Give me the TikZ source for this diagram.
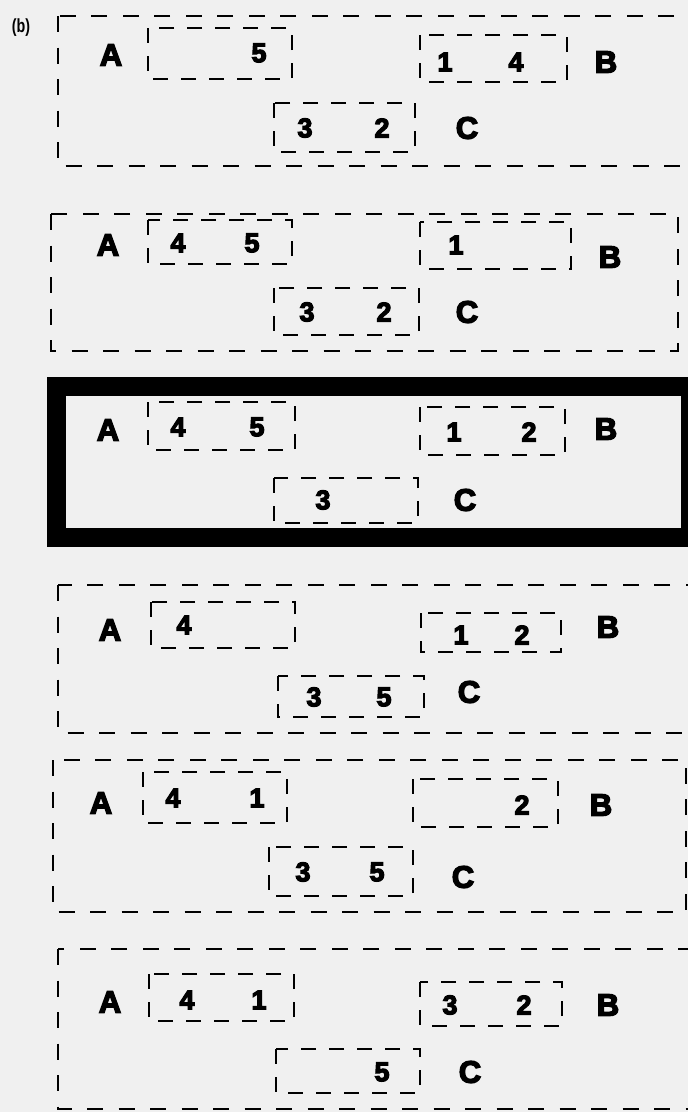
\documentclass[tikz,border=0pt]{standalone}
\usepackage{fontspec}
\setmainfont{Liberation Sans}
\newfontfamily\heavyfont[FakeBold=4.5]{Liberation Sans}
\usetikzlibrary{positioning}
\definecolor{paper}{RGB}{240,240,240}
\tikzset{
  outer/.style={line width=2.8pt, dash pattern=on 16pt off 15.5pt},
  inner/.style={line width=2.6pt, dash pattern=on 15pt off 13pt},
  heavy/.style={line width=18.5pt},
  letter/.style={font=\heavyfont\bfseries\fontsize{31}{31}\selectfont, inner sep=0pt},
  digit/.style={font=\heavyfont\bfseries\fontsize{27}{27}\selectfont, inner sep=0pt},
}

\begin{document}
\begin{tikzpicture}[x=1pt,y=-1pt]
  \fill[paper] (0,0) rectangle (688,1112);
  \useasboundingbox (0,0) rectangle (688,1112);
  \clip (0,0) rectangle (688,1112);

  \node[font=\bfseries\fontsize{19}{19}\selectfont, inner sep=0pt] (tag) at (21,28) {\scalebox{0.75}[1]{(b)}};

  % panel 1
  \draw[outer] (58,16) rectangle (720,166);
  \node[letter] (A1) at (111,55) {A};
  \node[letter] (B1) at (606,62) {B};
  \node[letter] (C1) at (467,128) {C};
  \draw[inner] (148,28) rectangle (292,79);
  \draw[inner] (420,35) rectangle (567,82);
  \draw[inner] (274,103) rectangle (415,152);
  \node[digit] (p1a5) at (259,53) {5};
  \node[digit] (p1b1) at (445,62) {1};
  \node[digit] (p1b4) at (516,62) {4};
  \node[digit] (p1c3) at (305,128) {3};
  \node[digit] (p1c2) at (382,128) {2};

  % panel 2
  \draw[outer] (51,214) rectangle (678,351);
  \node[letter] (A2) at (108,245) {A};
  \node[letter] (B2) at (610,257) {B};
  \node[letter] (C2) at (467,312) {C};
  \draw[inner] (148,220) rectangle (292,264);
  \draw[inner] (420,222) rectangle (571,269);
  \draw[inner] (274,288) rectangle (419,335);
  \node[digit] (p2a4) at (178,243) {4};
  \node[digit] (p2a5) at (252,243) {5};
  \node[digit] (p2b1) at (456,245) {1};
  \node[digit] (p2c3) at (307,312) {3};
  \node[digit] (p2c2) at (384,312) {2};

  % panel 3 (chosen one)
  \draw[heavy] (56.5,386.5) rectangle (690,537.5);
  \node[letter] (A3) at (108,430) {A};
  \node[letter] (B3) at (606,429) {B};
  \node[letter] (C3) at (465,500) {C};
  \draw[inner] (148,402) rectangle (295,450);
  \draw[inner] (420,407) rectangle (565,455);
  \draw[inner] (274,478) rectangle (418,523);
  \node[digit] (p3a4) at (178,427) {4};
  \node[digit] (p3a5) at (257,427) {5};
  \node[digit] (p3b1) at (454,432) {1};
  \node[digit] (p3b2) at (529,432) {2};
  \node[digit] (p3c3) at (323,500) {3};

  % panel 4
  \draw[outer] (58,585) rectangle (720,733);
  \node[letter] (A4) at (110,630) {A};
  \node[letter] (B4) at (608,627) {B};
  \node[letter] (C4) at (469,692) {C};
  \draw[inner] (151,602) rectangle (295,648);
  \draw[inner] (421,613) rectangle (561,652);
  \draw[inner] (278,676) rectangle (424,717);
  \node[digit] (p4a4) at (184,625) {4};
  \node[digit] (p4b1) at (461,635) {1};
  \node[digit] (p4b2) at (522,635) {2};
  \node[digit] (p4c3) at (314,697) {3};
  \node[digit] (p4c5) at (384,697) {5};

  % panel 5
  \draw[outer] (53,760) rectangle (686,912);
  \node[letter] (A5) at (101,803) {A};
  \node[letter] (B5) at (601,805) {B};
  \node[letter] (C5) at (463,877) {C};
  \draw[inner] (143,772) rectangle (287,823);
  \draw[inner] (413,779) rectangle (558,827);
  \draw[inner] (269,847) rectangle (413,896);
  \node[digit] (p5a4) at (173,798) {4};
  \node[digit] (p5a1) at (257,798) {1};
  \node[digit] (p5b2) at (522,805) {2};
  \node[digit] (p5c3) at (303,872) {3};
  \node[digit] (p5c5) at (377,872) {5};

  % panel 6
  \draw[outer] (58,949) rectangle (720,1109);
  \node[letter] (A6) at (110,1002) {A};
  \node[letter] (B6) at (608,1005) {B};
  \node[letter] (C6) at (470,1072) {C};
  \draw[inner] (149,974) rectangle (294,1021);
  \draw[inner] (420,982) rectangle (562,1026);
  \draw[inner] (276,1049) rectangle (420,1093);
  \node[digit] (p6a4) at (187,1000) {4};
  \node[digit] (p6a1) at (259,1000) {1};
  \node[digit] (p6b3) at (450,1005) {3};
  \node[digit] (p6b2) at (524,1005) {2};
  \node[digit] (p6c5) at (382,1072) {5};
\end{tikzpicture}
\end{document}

# # #

• **SHORT TASK**
Write the material out again exactly as it appears, dropping the pictures.

• **RESULT**
Give me the TikZ source for this diagram.
\documentclass[tikz,border=0pt]{standalone}
\usepackage{fontspec}
\setmainfont{Liberation Sans}
\newfontfamily\heavyfont[FakeBold=4.5]{Liberation Sans}
\usetikzlibrary{positioning}
\definecolor{paper}{RGB}{240,240,240}
\tikzset{
  outer/.style={line width=2.8pt, dash pattern=on 16pt off 15.5pt},
  inner/.style={line width=2.6pt, dash pattern=on 15pt off 13pt},
  heavy/.style={line width=18.5pt},
  letter/.style={font=\heavyfont\bfseries\fontsize{31}{31}\selectfont, inner sep=0pt},
  digit/.style={font=\heavyfont\bfseries\fontsize{27}{27}\selectfont, inner sep=0pt},
}

\begin{document}
\begin{tikzpicture}[x=1pt,y=-1pt]
  \fill[paper] (0,0) rectangle (688,1112);
  \useasboundingbox (0,0) rectangle (688,1112);
  \clip (0,0) rectangle (688,1112);

  \node[font=\bfseries\fontsize{19}{19}\selectfont, inner sep=0pt] (tag) at (21,28) {\scalebox{0.75}[1]{(b)}};

  % panel 1
  \draw[outer] (58,16) rectangle (720,166);
  \node[letter] (A1) at (111,55) {A};
  \node[letter] (B1) at (606,62) {B};
  \node[letter] (C1) at (467,128) {C};
  \draw[inner] (148,28) rectangle (292,79);
  \draw[inner] (420,35) rectangle (567,82);
  \draw[inner] (274,103) rectangle (415,152);
  \node[digit] (p1a5) at (259,53) {5};
  \node[digit] (p1b1) at (445,62) {1};
  \node[digit] (p1b4) at (516,62) {4};
  \node[digit] (p1c3) at (305,128) {3};
  \node[digit] (p1c2) at (382,128) {2};

  % panel 2
  \draw[outer] (51,214) rectangle (678,351);
  \node[letter] (A2) at (108,245) {A};
  \node[letter] (B2) at (610,257) {B};
  \node[letter] (C2) at (467,312) {C};
  \draw[inner] (148,220) rectangle (292,264);
  \draw[inner] (420,222) rectangle (571,269);
  \draw[inner] (274,288) rectangle (419,335);
  \node[digit] (p2a4) at (178,243) {4};
  \node[digit] (p2a5) at (252,243) {5};
  \node[digit] (p2b1) at (456,245) {1};
  \node[digit] (p2c3) at (307,312) {3};
  \node[digit] (p2c2) at (384,312) {2};

  % panel 3 (chosen one)
  \draw[heavy] (56.5,386.5) rectangle (690,537.5);
  \node[letter] (A3) at (108,430) {A};
  \node[letter] (B3) at (606,429) {B};
  \node[letter] (C3) at (465,500) {C};
  \draw[inner] (148,402) rectangle (295,450);
  \draw[inner] (420,407) rectangle (565,455);
  \draw[inner] (274,478) rectangle (418,523);
  \node[digit] (p3a4) at (178,427) {4};
  \node[digit] (p3a5) at (257,427) {5};
  \node[digit] (p3b1) at (454,432) {1};
  \node[digit] (p3b2) at (529,432) {2};
  \node[digit] (p3c3) at (323,500) {3};

  % panel 4
  \draw[outer] (58,585) rectangle (720,733);
  \node[letter] (A4) at (110,630) {A};
  \node[letter] (B4) at (608,627) {B};
  \node[letter] (C4) at (469,692) {C};
  \draw[inner] (151,602) rectangle (295,648);
  \draw[inner] (421,613) rectangle (561,652);
  \draw[inner] (278,676) rectangle (424,717);
  \node[digit] (p4a4) at (184,625) {4};
  \node[digit] (p4b1) at (461,635) {1};
  \node[digit] (p4b2) at (522,635) {2};
  \node[digit] (p4c3) at (314,697) {3};
  \node[digit] (p4c5) at (384,697) {5};

  % panel 5
  \draw[outer] (53,760) rectangle (686,912);
  \node[letter] (A5) at (101,803) {A};
  \node[letter] (B5) at (601,805) {B};
  \node[letter] (C5) at (463,877) {C};
  \draw[inner] (143,772) rectangle (287,823);
  \draw[inner] (413,779) rectangle (558,827);
  \draw[inner] (269,847) rectangle (413,896);
  \node[digit] (p5a4) at (173,798) {4};
  \node[digit] (p5a1) at (257,798) {1};
  \node[digit] (p5b2) at (522,805) {2};
  \node[digit] (p5c3) at (303,872) {3};
  \node[digit] (p5c5) at (377,872) {5};

  % panel 6
  \draw[outer] (58,949) rectangle (720,1109);
  \node[letter] (A6) at (110,1002) {A};
  \node[letter] (B6) at (608,1005) {B};
  \node[letter] (C6) at (470,1072) {C};
  \draw[inner] (149,974) rectangle (294,1021);
  \draw[inner] (420,982) rectangle (562,1026);
  \draw[inner] (276,1049) rectangle (420,1093);
  \node[digit] (p6a4) at (187,1000) {4};
  \node[digit] (p6a1) at (259,1000) {1};
  \node[digit] (p6b3) at (450,1005) {3};
  \node[digit] (p6b2) at (524,1005) {2};
  \node[digit] (p6c5) at (382,1072) {5};
\end{tikzpicture}
\end{document}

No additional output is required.